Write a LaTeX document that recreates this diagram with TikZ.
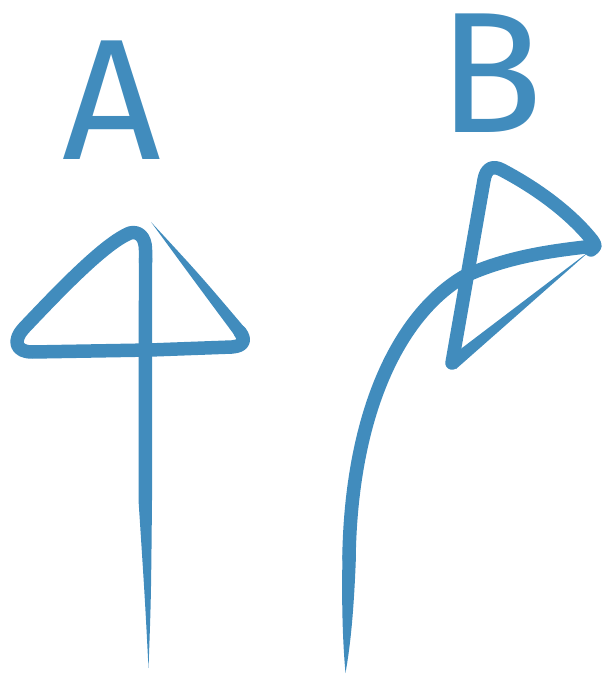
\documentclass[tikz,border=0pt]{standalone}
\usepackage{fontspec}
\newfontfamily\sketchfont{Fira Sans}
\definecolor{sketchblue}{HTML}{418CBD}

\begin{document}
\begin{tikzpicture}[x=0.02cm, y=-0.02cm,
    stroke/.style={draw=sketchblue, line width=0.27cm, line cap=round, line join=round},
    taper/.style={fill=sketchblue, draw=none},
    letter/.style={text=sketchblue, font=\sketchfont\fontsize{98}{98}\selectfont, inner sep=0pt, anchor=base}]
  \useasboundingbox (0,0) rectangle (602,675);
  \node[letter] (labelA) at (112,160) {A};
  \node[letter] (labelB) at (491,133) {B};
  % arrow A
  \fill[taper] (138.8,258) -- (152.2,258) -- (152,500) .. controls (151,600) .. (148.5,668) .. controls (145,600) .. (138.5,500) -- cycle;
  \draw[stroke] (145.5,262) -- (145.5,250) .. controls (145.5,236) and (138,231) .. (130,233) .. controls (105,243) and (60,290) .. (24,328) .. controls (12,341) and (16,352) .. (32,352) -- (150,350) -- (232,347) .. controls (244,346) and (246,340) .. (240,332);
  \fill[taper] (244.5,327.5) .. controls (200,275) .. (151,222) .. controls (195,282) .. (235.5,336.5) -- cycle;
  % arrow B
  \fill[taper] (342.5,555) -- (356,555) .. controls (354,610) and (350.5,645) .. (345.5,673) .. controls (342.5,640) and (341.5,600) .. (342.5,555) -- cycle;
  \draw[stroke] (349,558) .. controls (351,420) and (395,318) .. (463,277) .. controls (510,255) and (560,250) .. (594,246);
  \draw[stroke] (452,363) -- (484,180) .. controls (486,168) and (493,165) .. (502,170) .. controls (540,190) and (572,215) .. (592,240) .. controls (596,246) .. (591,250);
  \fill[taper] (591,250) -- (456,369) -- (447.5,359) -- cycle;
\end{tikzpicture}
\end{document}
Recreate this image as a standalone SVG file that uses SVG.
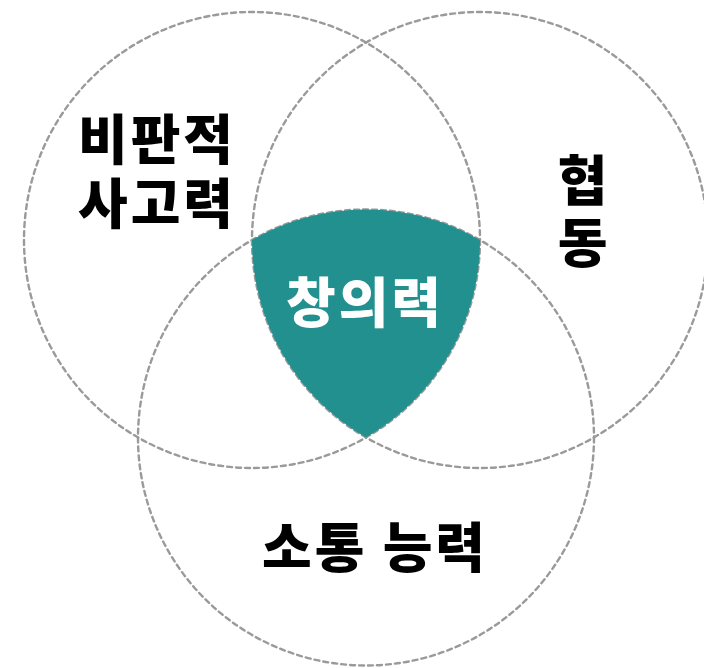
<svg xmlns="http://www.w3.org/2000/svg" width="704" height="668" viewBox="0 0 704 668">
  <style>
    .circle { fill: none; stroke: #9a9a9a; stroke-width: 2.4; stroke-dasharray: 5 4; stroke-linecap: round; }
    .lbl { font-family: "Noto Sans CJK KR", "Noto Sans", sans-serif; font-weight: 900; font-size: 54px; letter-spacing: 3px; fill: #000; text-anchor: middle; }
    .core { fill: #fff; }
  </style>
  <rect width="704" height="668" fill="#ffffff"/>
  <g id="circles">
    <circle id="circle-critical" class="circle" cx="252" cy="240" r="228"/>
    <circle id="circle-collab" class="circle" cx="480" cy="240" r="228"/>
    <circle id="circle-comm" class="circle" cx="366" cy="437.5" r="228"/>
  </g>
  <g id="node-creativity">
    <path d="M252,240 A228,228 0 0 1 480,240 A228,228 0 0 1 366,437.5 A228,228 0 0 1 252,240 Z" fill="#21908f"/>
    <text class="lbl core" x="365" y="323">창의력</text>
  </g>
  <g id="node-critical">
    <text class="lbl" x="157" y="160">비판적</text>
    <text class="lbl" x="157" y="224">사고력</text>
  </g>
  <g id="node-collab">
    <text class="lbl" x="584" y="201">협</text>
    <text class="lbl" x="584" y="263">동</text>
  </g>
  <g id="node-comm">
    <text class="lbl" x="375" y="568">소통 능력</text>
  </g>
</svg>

****************

**EXERCISE AIM**
Print out the lines exactly, skipping any picture.

**EXPECTED ANSWER**
Write a LaTeX document that recreates this diagram with TikZ.
\documentclass[tikz,border=0pt]{standalone}
\usepackage{fontspec}
\newfontfamily\sketchfont{Fira Sans}
\definecolor{sketchblue}{HTML}{418CBD}

\begin{document}
\begin{tikzpicture}[x=0.02cm, y=-0.02cm,
    stroke/.style={draw=sketchblue, line width=0.27cm, line cap=round, line join=round},
    taper/.style={fill=sketchblue, draw=none},
    letter/.style={text=sketchblue, font=\sketchfont\fontsize{98}{98}\selectfont, inner sep=0pt, anchor=base}]
  \useasboundingbox (0,0) rectangle (602,675);
  \node[letter] (labelA) at (112,160) {A};
  \node[letter] (labelB) at (491,133) {B};
  % arrow A
  \fill[taper] (138.8,258) -- (152.2,258) -- (152,500) .. controls (151,600) .. (148.5,668) .. controls (145,600) .. (138.5,500) -- cycle;
  \draw[stroke] (145.5,262) -- (145.5,250) .. controls (145.5,236) and (138,231) .. (130,233) .. controls (105,243) and (60,290) .. (24,328) .. controls (12,341) and (16,352) .. (32,352) -- (150,350) -- (232,347) .. controls (244,346) and (246,340) .. (240,332);
  \fill[taper] (244.5,327.5) .. controls (200,275) .. (151,222) .. controls (195,282) .. (235.5,336.5) -- cycle;
  % arrow B
  \fill[taper] (342.5,555) -- (356,555) .. controls (354,610) and (350.5,645) .. (345.5,673) .. controls (342.5,640) and (341.5,600) .. (342.5,555) -- cycle;
  \draw[stroke] (349,558) .. controls (351,420) and (395,318) .. (463,277) .. controls (510,255) and (560,250) .. (594,246);
  \draw[stroke] (452,363) -- (484,180) .. controls (486,168) and (493,165) .. (502,170) .. controls (540,190) and (572,215) .. (592,240) .. controls (596,246) .. (591,250);
  \fill[taper] (591,250) -- (456,369) -- (447.5,359) -- cycle;
\end{tikzpicture}
\end{document}
Recreate this image as a standalone SVG file that uses SVG.
<svg xmlns="http://www.w3.org/2000/svg" width="704" height="668" viewBox="0 0 704 668">
  <style>
    .circle { fill: none; stroke: #9a9a9a; stroke-width: 2.4; stroke-dasharray: 5 4; stroke-linecap: round; }
    .lbl { font-family: "Noto Sans CJK KR", "Noto Sans", sans-serif; font-weight: 900; font-size: 54px; letter-spacing: 3px; fill: #000; text-anchor: middle; }
    .core { fill: #fff; }
  </style>
  <rect width="704" height="668" fill="#ffffff"/>
  <g id="circles">
    <circle id="circle-critical" class="circle" cx="252" cy="240" r="228"/>
    <circle id="circle-collab" class="circle" cx="480" cy="240" r="228"/>
    <circle id="circle-comm" class="circle" cx="366" cy="437.5" r="228"/>
  </g>
  <g id="node-creativity">
    <path d="M252,240 A228,228 0 0 1 480,240 A228,228 0 0 1 366,437.5 A228,228 0 0 1 252,240 Z" fill="#21908f"/>
    <text class="lbl core" x="365" y="323">창의력</text>
  </g>
  <g id="node-critical">
    <text class="lbl" x="157" y="160">비판적</text>
    <text class="lbl" x="157" y="224">사고력</text>
  </g>
  <g id="node-collab">
    <text class="lbl" x="584" y="201">협</text>
    <text class="lbl" x="584" y="263">동</text>
  </g>
  <g id="node-comm">
    <text class="lbl" x="375" y="568">소통 능력</text>
  </g>
</svg>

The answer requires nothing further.